:: WHAT IS ASKED ::
Extract the lines from the first one in the records below through the line containing "const GRID = '#e0e0e0';", keeping both ends and leaving out any pictures.

:: RECORD SET ::

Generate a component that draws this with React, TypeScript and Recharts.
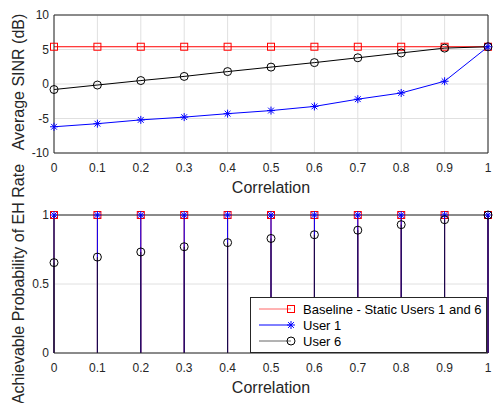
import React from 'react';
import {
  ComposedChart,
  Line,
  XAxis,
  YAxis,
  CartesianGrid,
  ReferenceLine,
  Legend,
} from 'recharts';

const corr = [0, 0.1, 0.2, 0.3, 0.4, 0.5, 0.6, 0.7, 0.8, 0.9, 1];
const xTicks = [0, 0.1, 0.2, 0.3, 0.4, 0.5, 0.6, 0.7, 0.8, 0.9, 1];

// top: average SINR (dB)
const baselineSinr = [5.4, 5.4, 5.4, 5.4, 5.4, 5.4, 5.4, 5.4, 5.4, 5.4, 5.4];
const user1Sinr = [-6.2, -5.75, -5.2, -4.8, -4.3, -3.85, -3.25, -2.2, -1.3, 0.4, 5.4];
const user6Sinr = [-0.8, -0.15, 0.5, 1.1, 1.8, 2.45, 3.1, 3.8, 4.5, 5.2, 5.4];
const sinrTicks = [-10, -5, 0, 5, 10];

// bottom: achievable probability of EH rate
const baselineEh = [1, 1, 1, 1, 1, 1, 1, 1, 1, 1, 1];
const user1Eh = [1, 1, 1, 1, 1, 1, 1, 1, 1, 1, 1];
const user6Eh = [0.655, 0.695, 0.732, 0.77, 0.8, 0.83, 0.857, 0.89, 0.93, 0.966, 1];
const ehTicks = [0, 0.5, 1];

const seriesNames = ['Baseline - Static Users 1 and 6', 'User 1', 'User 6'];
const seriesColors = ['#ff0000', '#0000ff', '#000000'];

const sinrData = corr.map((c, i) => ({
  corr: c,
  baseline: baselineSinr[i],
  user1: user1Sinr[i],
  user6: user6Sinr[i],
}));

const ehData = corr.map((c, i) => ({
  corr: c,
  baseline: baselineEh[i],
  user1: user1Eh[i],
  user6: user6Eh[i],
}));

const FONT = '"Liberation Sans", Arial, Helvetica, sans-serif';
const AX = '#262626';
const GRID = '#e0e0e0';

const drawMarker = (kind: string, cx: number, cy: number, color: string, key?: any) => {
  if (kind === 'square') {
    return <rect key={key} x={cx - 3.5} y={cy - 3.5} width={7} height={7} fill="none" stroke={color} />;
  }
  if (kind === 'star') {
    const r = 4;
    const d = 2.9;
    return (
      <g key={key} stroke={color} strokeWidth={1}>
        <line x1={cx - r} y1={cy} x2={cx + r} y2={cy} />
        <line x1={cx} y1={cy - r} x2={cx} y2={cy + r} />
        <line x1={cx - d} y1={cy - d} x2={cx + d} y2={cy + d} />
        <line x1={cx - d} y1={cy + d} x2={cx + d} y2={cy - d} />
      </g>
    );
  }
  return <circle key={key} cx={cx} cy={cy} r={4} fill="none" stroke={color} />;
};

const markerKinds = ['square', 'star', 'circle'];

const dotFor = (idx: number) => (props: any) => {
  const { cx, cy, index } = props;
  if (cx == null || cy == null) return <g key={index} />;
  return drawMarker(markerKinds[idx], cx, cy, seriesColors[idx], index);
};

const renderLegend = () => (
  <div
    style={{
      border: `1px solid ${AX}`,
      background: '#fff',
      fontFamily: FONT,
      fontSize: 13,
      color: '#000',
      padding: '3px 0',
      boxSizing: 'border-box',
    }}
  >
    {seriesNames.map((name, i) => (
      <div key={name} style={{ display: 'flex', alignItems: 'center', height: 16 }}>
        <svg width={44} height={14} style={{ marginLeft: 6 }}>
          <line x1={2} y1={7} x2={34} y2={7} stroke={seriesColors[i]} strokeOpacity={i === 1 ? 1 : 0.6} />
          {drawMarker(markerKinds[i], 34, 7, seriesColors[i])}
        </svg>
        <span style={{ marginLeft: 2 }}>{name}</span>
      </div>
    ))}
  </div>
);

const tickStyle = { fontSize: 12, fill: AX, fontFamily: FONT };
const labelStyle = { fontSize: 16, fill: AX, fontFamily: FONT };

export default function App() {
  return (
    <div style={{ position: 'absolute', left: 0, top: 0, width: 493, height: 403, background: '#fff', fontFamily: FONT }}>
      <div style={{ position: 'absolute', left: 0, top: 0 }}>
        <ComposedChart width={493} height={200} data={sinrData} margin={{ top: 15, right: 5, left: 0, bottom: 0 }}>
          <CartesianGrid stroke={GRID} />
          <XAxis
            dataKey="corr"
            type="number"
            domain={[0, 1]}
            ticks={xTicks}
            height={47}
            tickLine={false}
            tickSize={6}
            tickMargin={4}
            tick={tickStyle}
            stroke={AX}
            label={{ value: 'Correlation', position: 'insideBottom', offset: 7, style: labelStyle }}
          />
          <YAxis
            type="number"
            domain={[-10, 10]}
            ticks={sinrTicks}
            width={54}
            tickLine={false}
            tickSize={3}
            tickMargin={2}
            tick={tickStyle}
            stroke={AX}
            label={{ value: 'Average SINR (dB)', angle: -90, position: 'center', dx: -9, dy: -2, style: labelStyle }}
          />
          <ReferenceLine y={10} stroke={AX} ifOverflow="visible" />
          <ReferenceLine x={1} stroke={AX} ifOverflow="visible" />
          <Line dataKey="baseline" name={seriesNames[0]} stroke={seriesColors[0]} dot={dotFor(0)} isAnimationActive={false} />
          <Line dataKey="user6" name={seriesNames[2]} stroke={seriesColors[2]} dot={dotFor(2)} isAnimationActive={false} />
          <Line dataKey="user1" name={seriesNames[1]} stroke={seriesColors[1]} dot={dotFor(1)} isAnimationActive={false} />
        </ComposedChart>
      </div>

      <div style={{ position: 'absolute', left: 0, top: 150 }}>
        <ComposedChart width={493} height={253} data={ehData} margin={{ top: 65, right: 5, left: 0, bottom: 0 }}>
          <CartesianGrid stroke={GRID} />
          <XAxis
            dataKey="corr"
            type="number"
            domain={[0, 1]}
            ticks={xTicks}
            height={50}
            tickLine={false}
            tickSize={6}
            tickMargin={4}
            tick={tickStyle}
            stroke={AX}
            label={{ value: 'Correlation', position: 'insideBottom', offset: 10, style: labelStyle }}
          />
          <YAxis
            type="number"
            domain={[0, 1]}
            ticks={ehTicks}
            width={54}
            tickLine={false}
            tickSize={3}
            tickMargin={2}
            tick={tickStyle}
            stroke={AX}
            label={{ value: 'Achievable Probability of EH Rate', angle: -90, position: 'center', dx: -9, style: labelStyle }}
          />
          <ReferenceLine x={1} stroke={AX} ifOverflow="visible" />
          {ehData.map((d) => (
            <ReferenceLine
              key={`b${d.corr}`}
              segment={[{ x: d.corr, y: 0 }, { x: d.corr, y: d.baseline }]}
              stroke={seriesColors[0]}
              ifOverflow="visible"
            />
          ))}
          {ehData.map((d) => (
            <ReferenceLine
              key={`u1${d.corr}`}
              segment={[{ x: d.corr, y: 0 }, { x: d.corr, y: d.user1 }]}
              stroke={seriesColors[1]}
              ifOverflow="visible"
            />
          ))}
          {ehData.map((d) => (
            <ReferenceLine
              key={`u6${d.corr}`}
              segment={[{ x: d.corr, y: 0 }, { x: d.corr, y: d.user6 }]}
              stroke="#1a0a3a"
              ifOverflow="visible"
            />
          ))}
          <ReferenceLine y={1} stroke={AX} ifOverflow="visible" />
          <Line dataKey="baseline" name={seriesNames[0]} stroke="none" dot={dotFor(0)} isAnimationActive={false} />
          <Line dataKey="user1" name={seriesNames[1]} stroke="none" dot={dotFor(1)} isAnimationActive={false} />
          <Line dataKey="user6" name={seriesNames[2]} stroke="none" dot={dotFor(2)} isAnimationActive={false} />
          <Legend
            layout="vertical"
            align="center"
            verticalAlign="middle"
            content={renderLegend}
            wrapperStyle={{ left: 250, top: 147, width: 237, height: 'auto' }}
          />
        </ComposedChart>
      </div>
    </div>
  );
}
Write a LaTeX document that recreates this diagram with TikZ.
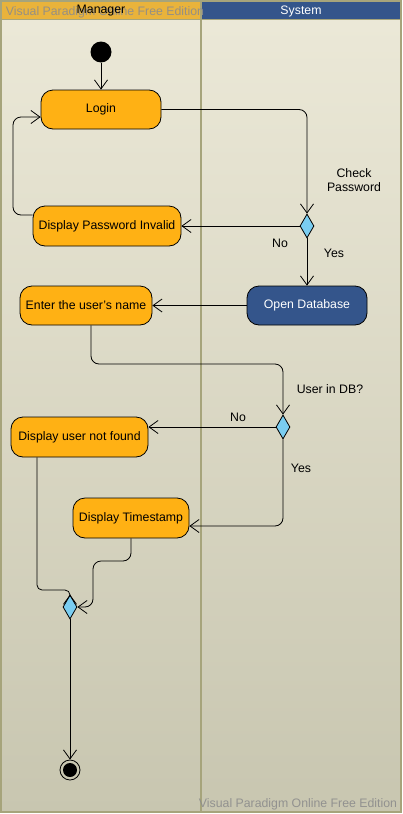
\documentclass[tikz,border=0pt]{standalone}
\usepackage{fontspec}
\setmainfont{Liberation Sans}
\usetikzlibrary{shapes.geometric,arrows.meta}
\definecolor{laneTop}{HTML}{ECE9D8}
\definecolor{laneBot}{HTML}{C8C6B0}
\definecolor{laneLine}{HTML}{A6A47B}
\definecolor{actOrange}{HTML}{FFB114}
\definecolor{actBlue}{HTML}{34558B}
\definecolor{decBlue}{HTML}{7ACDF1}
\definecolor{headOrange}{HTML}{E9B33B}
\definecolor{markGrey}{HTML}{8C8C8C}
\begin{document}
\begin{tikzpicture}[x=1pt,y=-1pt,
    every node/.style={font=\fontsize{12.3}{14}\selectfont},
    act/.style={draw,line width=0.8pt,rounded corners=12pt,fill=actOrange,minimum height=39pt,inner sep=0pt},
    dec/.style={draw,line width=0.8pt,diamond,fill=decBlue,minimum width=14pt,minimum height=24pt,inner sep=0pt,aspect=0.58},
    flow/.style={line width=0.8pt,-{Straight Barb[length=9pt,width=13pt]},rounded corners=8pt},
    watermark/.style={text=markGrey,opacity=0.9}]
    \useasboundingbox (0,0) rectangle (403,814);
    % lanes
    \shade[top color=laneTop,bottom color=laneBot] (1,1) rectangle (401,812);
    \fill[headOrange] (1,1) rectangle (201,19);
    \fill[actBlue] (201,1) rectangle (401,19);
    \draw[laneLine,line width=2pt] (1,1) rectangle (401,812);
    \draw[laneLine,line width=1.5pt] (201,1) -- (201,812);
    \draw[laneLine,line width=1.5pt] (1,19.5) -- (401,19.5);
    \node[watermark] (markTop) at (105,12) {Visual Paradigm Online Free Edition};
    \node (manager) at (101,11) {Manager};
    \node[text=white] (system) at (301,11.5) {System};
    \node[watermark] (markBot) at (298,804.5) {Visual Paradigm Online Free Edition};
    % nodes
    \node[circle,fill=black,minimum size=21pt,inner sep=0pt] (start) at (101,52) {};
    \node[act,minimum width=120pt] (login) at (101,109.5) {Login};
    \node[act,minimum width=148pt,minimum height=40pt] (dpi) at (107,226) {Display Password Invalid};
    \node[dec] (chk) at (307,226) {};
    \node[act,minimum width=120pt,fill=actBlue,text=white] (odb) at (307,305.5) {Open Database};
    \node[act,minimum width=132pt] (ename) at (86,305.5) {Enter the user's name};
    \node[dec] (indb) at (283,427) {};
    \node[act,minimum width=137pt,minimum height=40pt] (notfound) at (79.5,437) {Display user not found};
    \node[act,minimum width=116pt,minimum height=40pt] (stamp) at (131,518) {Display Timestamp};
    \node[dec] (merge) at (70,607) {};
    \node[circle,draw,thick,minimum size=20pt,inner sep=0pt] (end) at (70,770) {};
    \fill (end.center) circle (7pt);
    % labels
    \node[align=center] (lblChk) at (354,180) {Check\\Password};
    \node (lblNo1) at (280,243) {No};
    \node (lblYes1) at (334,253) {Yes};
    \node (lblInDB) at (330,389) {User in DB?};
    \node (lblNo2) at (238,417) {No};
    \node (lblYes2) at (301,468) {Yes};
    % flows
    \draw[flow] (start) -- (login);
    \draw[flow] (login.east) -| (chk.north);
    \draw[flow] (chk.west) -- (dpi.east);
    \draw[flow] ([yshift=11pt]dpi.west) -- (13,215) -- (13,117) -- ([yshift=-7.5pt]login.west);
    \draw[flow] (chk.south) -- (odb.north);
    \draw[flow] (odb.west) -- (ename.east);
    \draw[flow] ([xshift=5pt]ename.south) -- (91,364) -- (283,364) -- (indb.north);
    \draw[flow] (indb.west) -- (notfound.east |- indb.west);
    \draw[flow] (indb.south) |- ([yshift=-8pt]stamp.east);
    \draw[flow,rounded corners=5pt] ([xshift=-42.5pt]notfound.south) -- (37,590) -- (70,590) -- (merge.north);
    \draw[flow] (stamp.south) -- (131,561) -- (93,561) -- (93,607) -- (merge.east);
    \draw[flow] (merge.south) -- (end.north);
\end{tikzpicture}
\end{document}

:: FINISHED TASK ::
Generate a component that draws this with React, TypeScript and Recharts.
import React from 'react';
import {
  ComposedChart,
  Line,
  XAxis,
  YAxis,
  CartesianGrid,
  ReferenceLine,
  Legend,
} from 'recharts';

const corr = [0, 0.1, 0.2, 0.3, 0.4, 0.5, 0.6, 0.7, 0.8, 0.9, 1];
const xTicks = [0, 0.1, 0.2, 0.3, 0.4, 0.5, 0.6, 0.7, 0.8, 0.9, 1];

// top: average SINR (dB)
const baselineSinr = [5.4, 5.4, 5.4, 5.4, 5.4, 5.4, 5.4, 5.4, 5.4, 5.4, 5.4];
const user1Sinr = [-6.2, -5.75, -5.2, -4.8, -4.3, -3.85, -3.25, -2.2, -1.3, 0.4, 5.4];
const user6Sinr = [-0.8, -0.15, 0.5, 1.1, 1.8, 2.45, 3.1, 3.8, 4.5, 5.2, 5.4];
const sinrTicks = [-10, -5, 0, 5, 10];

// bottom: achievable probability of EH rate
const baselineEh = [1, 1, 1, 1, 1, 1, 1, 1, 1, 1, 1];
const user1Eh = [1, 1, 1, 1, 1, 1, 1, 1, 1, 1, 1];
const user6Eh = [0.655, 0.695, 0.732, 0.77, 0.8, 0.83, 0.857, 0.89, 0.93, 0.966, 1];
const ehTicks = [0, 0.5, 1];

const seriesNames = ['Baseline - Static Users 1 and 6', 'User 1', 'User 6'];
const seriesColors = ['#ff0000', '#0000ff', '#000000'];

const sinrData = corr.map((c, i) => ({
  corr: c,
  baseline: baselineSinr[i],
  user1: user1Sinr[i],
  user6: user6Sinr[i],
}));

const ehData = corr.map((c, i) => ({
  corr: c,
  baseline: baselineEh[i],
  user1: user1Eh[i],
  user6: user6Eh[i],
}));

const FONT = '"Liberation Sans", Arial, Helvetica, sans-serif';
const AX = '#262626';
const GRID = '#e0e0e0';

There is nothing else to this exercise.